Source code of charts
------------------------------------------------------------------------
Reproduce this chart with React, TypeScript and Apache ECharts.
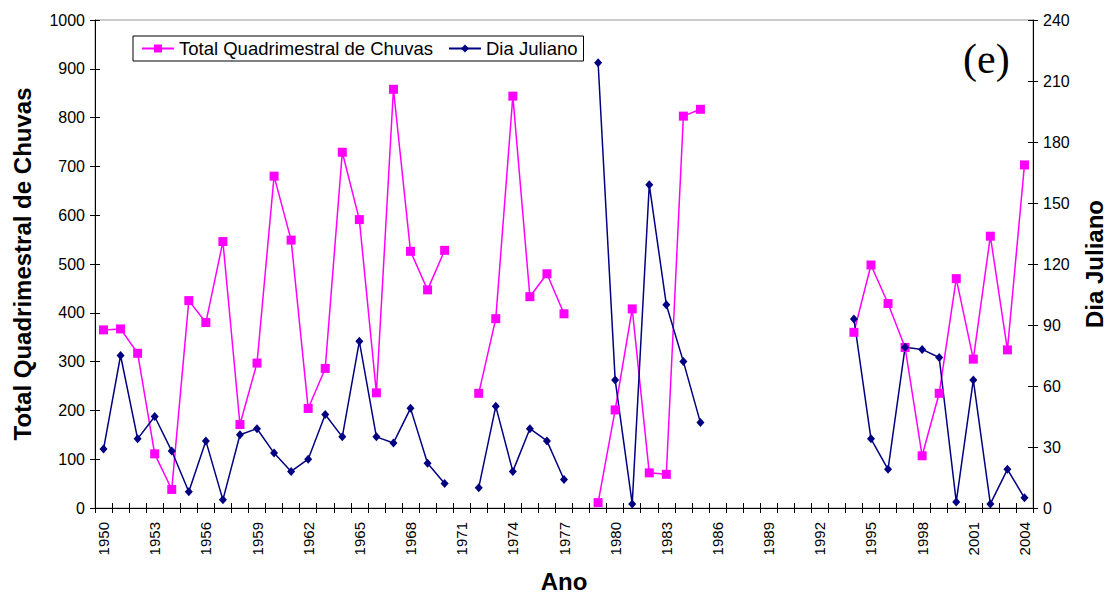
import React, { useEffect, useRef } from "react";
import * as echarts from "echarts";

const years = [
  "1950", "1951", "1952", "1953", "1954", "1955", "1956", "1957", "1958", "1959",
  "1960", "1961", "1962", "1963", "1964", "1965", "1966", "1967", "1968", "1969",
  "1970", "1971", "1972", "1973", "1974", "1975", "1976", "1977", "1978", "1979",
  "1980", "1981", "1982", "1983", "1984", "1985", "1986", "1987", "1988", "1989",
  "1990", "1991", "1992", "1993", "1994", "1995", "1996", "1997", "1998", "1999",
  "2000", "2001", "2002", "2003", "2004",
];

const chuvas = [
  365, 367, 317, 111, 38, 425, 380, 546, 171, 297,
  680, 549, 204, 286, 729, 591, 236, 858, 526, 447,
  528, null, 235, 388, 844, 433, 480, 398, null, 11,
  201, 408, 72, 69, 803, 817, null, null, null, null,
  null, null, null, null, 360, 498, 419, 329, 107, 235,
  470, 305, 557, 324, 703,
];

const diaJuliano = [
  29, 75, 34, 45, 28, 8, 33, 4, 36, 39,
  27, 18, 24, 46, 35, 82, 35, 32, 49, 22,
  12, null, 10, 50, 18, 39, 33, 14, null, 219,
  63, 2, 159, 100, 72, 42, null, null, null, null,
  null, null, null, null, 93, 34, 19, 79, 78, 74,
  3, 63, 2, 19, 5,
];

const FONT = "'Liberation Sans', Arial, sans-serif";

export default function App() {
  const ref = useRef<HTMLDivElement>(null);
  useEffect(() => {
    document.body.style.margin = "0";
    const chart = echarts.init(ref.current!, undefined, { renderer: "svg" });
    const axisLine = { show: true, lineStyle: { color: "#000", width: 1 } };
    const plain = (v: number) => String(v);
    chart.setOption({
      animation: false,
      backgroundColor: "#fff",
      textStyle: { fontFamily: FONT },
      grid: {
        left: 95, right: 76, top: 20, bottom: 87,
        outerBoundsMode: "none",
        containLabel: false,
        show: true, borderColor: "#999", borderWidth: 1,
      },
      legend: {
        left: 133, top: 36,
        padding: [3, 6, 3, 8],
        itemGap: 15, itemWidth: 32, itemHeight: 10,
        borderColor: "#000", borderWidth: 1,
        textStyle: { fontSize: 18.5, color: "#000", fontFamily: FONT },
        data: ["Total Quadrimestral de Chuvas", "Dia Juliano"],
      },
      xAxis: [
        {
          type: "category", data: years, position: "bottom", boundaryGap: true,
          name: "Ano", nameLocation: "middle", nameGap: 61,
          nameTextStyle: { fontSize: 24, fontWeight: "bold", color: "#000", fontFamily: FONT },
          axisLine,
          axisTick: { show: true, interval: 0, length: 5, lineStyle: { color: "#000" } },
          axisLabel: { interval: 2, rotate: 90, fontSize: 15, color: "#000", margin: 14, fontFamily: FONT },
          splitLine: { show: false },
        },
        {
          type: "category", data: years, position: "bottom", boundaryGap: true,
          axisLine: { show: false },
          axisTick: { show: true, inside: true, interval: 0, length: 5, lineStyle: { color: "#000" } },
          axisLabel: { show: false },
          splitLine: { show: false },
        },
      ],
      yAxis: [
        {
          type: "value", position: "left", min: 0, max: 1000, interval: 100,
          name: "Total Quadrimestral de Chuvas", nameLocation: "middle", nameGap: 61,
          nameTextStyle: { fontSize: 24, fontWeight: "bold", color: "#000", fontFamily: FONT },
          axisLine,
          axisTick: { show: true, length: 5, lineStyle: { color: "#000" } },
          axisLabel: { fontSize: 16, color: "#000", margin: 10, fontFamily: FONT, formatter: plain },
          splitLine: { show: false },
        },
        {
          type: "value", position: "right", min: 0, max: 240, interval: 30,
          name: "Dia Juliano", nameLocation: "middle", nameGap: 49,
          nameTextStyle: { fontSize: 24, fontWeight: "bold", color: "#000", fontFamily: FONT },
          axisLine,
          axisTick: { show: true, length: 5, lineStyle: { color: "#000" } },
          axisLabel: { fontSize: 16, color: "#000", margin: 10, fontFamily: FONT, formatter: plain },
          splitLine: { show: false },
        },
        {
          type: "value", position: "left", min: 0, max: 1000, interval: 100,
          axisLine: { show: false },
          axisTick: { show: true, inside: true, length: 5, lineStyle: { color: "#000" } },
          axisLabel: { show: false },
          splitLine: { show: false },
        },
        {
          type: "value", position: "right", min: 0, max: 240, interval: 30,
          axisLine: { show: false },
          axisTick: { show: true, inside: true, length: 5, lineStyle: { color: "#000" } },
          axisLabel: { show: false },
          splitLine: { show: false },
        },
      ],
      graphic: [
        {
          type: "text", left: 963, top: 38,
          style: { text: "(e)", fontSize: 42, fontFamily: "'Liberation Serif', 'Times New Roman', serif", fill: "#000" },
        },
      ],
      series: [
        {
          name: "Total Quadrimestral de Chuvas", type: "line", xAxisIndex: 0, yAxisIndex: 0,
          data: chuvas, connectNulls: false,
          symbol: "rect", symbolSize: 9,
          lineStyle: { color: "#FF00FF", width: 1.5 },
          itemStyle: { color: "#FF00FF" },
        },
        {
          name: "Dia Juliano", type: "line", xAxisIndex: 0, yAxisIndex: 1,
          data: diaJuliano, connectNulls: false,
          symbol: "diamond", symbolSize: [8, 9],
          lineStyle: { color: "#000080", width: 1.5 },
          itemStyle: { color: "#000080" },
        },
      ],
    });
    return () => chart.dispose();
  }, []);
  return <div ref={ref} style={{ position: "fixed", left: 0, top: 0, width: 1109, height: 595 }} />;
}
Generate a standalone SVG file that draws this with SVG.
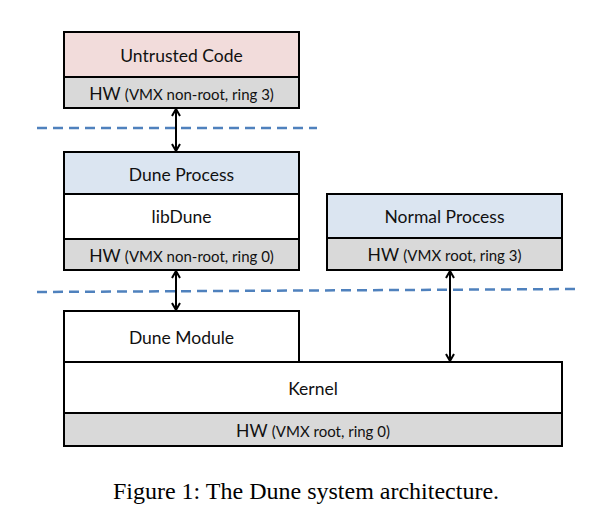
<svg xmlns="http://www.w3.org/2000/svg" width="598" height="516" viewBox="0 0 598 516">
<style>
.box{stroke:#000;stroke-width:2}
.pink{fill:#f2dcdb}.blue{fill:#dbe5f1}.gray{fill:#d9d9d9}.white{fill:#fff}
.t{font-family:Lato,"Open Sans",sans-serif;font-size:17.5px;fill:#111;text-anchor:middle}
.s{font-size:15px}
.dash{stroke:#4f81bd;stroke-width:2.5;stroke-dasharray:10 6;fill:none}
.arr{stroke:#000;stroke-width:2;fill:none;marker-start:url(#ah);marker-end:url(#ah)}
.cap{font-family:"Liberation Serif","Times New Roman",serif;font-size:24px;fill:#000;text-anchor:middle}
</style>
<defs>
<marker id="ah" viewBox="0 0 10 10" refX="9" refY="5" markerWidth="10" markerHeight="10" markerUnits="userSpaceOnUse" orient="auto-start-reverse">
<polyline points="2,1 9,5 2,9" fill="none" stroke="#000" stroke-width="2"/>
</marker>
</defs>
<rect width="598" height="516" fill="#fff"/>
<g id="dividers">
<line class="dash" x1="37" y1="128" x2="317" y2="128"/>
<line class="dash" x1="37" y1="292" x2="580" y2="289"/>
</g>
<g id="untrusted">
<rect class="box pink" x="64" y="32" width="235" height="45"/>
<rect class="box gray" x="64" y="77" width="235" height="31"/>
<text class="t" x="181.5" y="62">Untrusted Code</text>
<text class="t" x="181.5" y="100">HW <tspan class="s">(VMX non-root, ring 3)</tspan></text>
</g>
<g id="duneprocess">
<rect class="box blue" x="64" y="152" width="235" height="42"/>
<rect class="box white" x="64" y="194" width="235" height="45"/>
<rect class="box gray" x="64" y="239" width="235" height="31"/>
<text class="t" x="181.5" y="181">Dune Process</text>
<text class="t" x="181.5" y="223">libDune</text>
<text class="t" x="181.5" y="262">HW <tspan class="s">(VMX non-root, ring 0)</tspan></text>
</g>
<g id="normalprocess">
<rect class="box blue" x="327" y="194" width="235" height="44"/>
<rect class="box gray" x="327" y="238" width="235" height="32"/>
<text class="t" x="444.5" y="223">Normal Process</text>
<text class="t" x="444.5" y="261">HW <tspan class="s">(VMX root, ring 3)</tspan></text>
</g>
<g id="dunemodule">
<rect class="box white" x="64" y="311" width="235" height="51"/>
<text class="t" x="181.5" y="344">Dune Module</text>
</g>
<g id="kernel">
<rect class="box white" x="64" y="362" width="498" height="51"/>
<rect class="box gray" x="64" y="413" width="498" height="33"/>
<text class="t" x="313" y="395">Kernel</text>
<text class="t" x="313" y="437">HW <tspan class="s">(VMX root, ring 0)</tspan></text>
</g>
<g id="connectors">
<line class="arr" x1="176" y1="109" x2="176" y2="151"/>
<line class="arr" x1="176" y1="271" x2="176" y2="310"/>
<line class="arr" x1="450" y1="271" x2="450" y2="361"/>
</g>
<text class="cap" x="306" y="499">Figure 1: The Dune system architecture.</text>
</svg>
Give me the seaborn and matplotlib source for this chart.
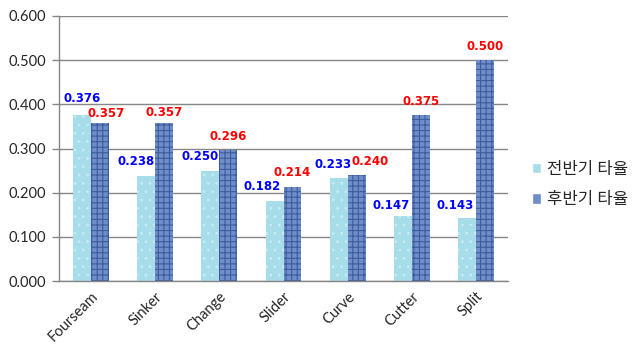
import numpy as np
import pandas as pd
import matplotlib
matplotlib.use("Agg")
import matplotlib.pyplot as plt
import seaborn as sns

# data
pitches = ["Fourseam", "Sinker", "Change", "Slider", "Curve", "Cutter", "Split"]
first_half = [0.376, 0.238, 0.250, 0.182, 0.233, 0.147, 0.143]
second_half = [0.357, 0.357, 0.296, 0.214, 0.240, 0.375, 0.500]
series_names = ["전반기 타율", "후반기 타율"]

df = pd.DataFrame({
    "pitch": pitches * 2,
    "avg": first_half + second_half,
    "half": [series_names[0]] * len(pitches) + [series_names[1]] * len(pitches),
})

sns.set_style("white")
plt.rcParams["font.family"] = ["Lato", "Noto Sans CJK KR", "DejaVu Sans"]
plt.rcParams["hatch.linewidth"] = 0.8

fig = plt.figure(figsize=(6.4, 3.6), dpi=100)
ax = fig.add_axes([0.092, 0.219, 0.702, 0.737])

face = ["#a6dde8", "#6f8dc9"]
hatch_col = ["#c4ecf2", "#3e5c9c"]
hatches = ["..", "+++"]

sns.barplot(data=df, x="pitch", y="avg", hue="half", palette=face,
            width=0.56, gap=0, saturation=1, ax=ax, legend=True)

# label placement, in pixels, like the hand-moved labels of the original
label_col = ["#0000ff", "#ff0000"]
label_dx = [[0, -10, -10, -12, -6, -12, -12],
            [6, 0, 0, 0, 13, 0, 0]]
label_dy = [[16, 14, 14, 14, 14, 11, 12],
            [10, 11, 14, 14, 14, 14, 14]]
for i, cont in enumerate(ax.containers):
    for j, p in enumerate(cont.patches):
        p.set_hatch(hatches[i])
        p.set_edgecolor(hatch_col[i])
        p.set_linewidth(0)
        h = p.get_height()
        ax.annotate(f"{h:.3f}", (p.get_x() + p.get_width() / 2, h),
                    xytext=(label_dx[i][j], label_dy[i][j]), textcoords="offset pixels",
                    ha="center", va="center", color=label_col[i],
                    fontsize=8.5, fontweight="bold", family="DejaVu Sans")

ax.set_ylim(0, 0.6)
ax.set_yticks(np.arange(0, 0.61, 0.1))
ax.set_yticklabels([f"{v:.3f}" for v in np.arange(0, 0.61, 0.1)], fontsize=10.5)
ax.set_xlim(-0.5, len(pitches) - 0.5)
ax.set_xticks(range(len(pitches)))
ax.set_xticklabels(pitches, rotation=45, ha="right", rotation_mode="anchor", fontsize=10.5)
ax.set_xticks(np.arange(-0.5, len(pitches), 1), minor=True)
ax.tick_params(axis="x", which="major", length=0, pad=6)
ax.tick_params(axis="x", which="minor", length=5, color="#868686", width=1)
ax.tick_params(axis="y", length=5, color="#868686", width=1, left=True, pad=4)
ax.set_xlabel("")
ax.set_ylabel("")

ax.yaxis.grid(True, color="#868686", linewidth=1)
ax.set_axisbelow(True)
for s in ["top", "right"]:
    ax.spines[s].set_visible(False)
for s in ["left", "bottom"]:
    ax.spines[s].set_color("#868686")
    ax.spines[s].set_linewidth(1)

leg = ax.legend(loc="center left", bbox_to_anchor=(1.02, 0.365), frameon=False,
                fontsize=12, handlelength=0.55, handleheight=0.55,
                handletextpad=0.35, labelspacing=0.85)

fig.savefig("out.png", dpi=100)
------------------------------------------------------------------------
Report only the count of lines that include the string "matplotlib".

4